Die Verbindung der Techniken, aber auch das Unvorhersehbare und Gegensätzliche machen für Veronika Brusa den Reiz aus. Besonders deutlich kommt dies in ihren Collagen zum Ausdruck. Düstere Fotos von dicht gedrängten Wohnungen – Fenster an Fenster, Balkon an Balkon – erweitert sie durch die Technik auf verblüffende Art und Weise. Das Bestreichen der Fotos mit Leim führt zu einer zusätzlichen Tiefe und einer Intensität der Farben. Die Linienführungen der Bilder werden von der Künstlerin über den Blattrand hinaus fortgeführt. Mit Holzleim malt sie Bilder auf eine Glasplatte, die zuvor mit dem dunklen Asphaltlack eingefärbt wurden. Getrocknet können sie wieder von der Glasplatte abgezogen werden und besitzen dann den dreidimensionalen Effekt. Sie werden nun mehr oder weniger geordnet zwischen die Fotos eingefügt. Die chaotische und doch strukturierte Millionenmetropole Shanghai wird in dieser Technik neu erfunden.

Alltägliches neu kombiniert

Weitere Collagen beziehen die Bewohnerinnen und Bewohner der Metropole mit ein. Alltägliche Szenen und Tätigkeiten werden dabei aus ihrem gewohnten Umfeld gerissen und neu zusammengesetzt. Dies widerspiegelt sich auch in den gewählten Materialien. Fotos und Zeichnungen werden auf teilweise nicht massstabgetreue Weise vermischt. Das Foto eines glatzköpfigen Mannes auf einem wackligen Klappstuhl thront beispielsweise übergross auf einem fast zerbrechlich wirkenden, gezeichneten Gebäude. Ebenso erkennt man ein enormes Hochhaus, zusammengefaltet wie eine Handorgel oder einen Mann mit einer Gans zu seinen Füssen, die auf einer viel zu grossen Bühne stehen.

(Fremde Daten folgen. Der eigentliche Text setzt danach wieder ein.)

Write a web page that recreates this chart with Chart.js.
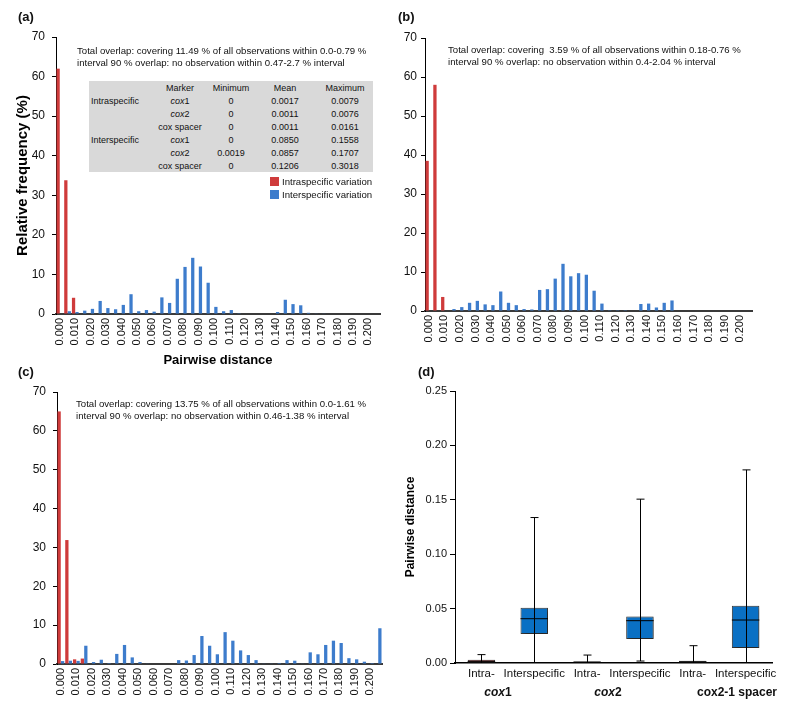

Sieht man von der alle Werke verbindenden düsteren Farbe ab, bleibt der Eindruck einer besonderen Vielfalt in den Werken bestehen. Sie zeigt sich subtil und in den Details, aber auch durch die ungewohnte Kombinationen von Techniken und Materialien. Ein aussergewöhnlicher Blick auf Shanghai.